PICKING labour off one contract and moving it to another is the latest idea to make sure the 2012 Olympic Games venues get built on time.

The problems at Wembley stadium have made everyone at the Olympic Delivery Authority jit tery. As one senior executive at Carillion said: 'There is a great deal to do in a very short space of time with an end date that can't be moved.'

Labour has been shared around big projects before - on Heathrow Terminal 5, for example.

But the scale of the Olympics puts it in a class of its own and its construction will be under the kind of public scrutiny not even Wembley at its worst has suffered.
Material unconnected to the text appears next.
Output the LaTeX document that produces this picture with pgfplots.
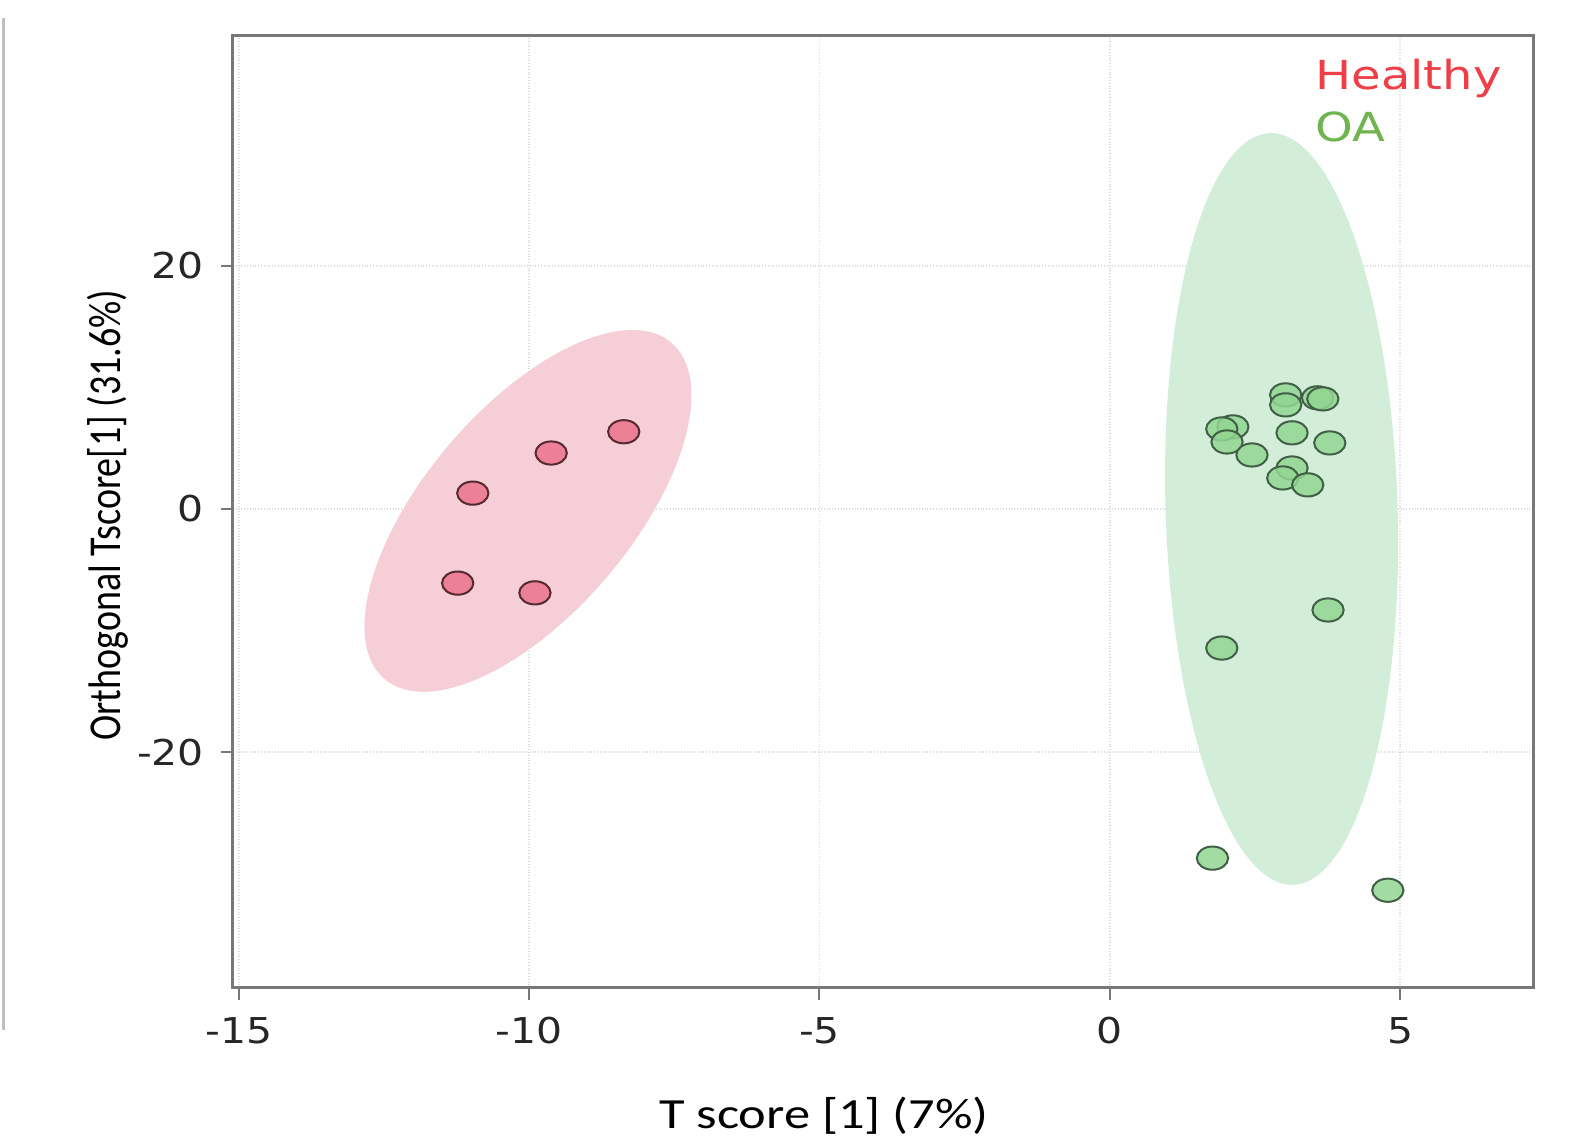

While it makes sense to flood a key job with labour to get it back on schedule - everyone wants the venues built on time - one or two potential problems come to mind. Some contractors will understandably be reluctant to let go of valuable resources to support a rival who gets into difficulties.

It would be nice to think that everyone involved in Olympics work will pull together but, given the wafer-thin margins that are to be had in contracting, it is, frankly, pie in the sky. Why should a contractor help out elsewhere in the name of teamwork and run the risk of falling behind on his own job?

The problems at Wembley have highlighted one thing above all. The relationship between the client and the builder is paramount. The ODA would be well advised to make sure it has the right contracts up and running in the first place so the sight of labour being parachuted in here, there and everywhere will be the exception rather than the norm.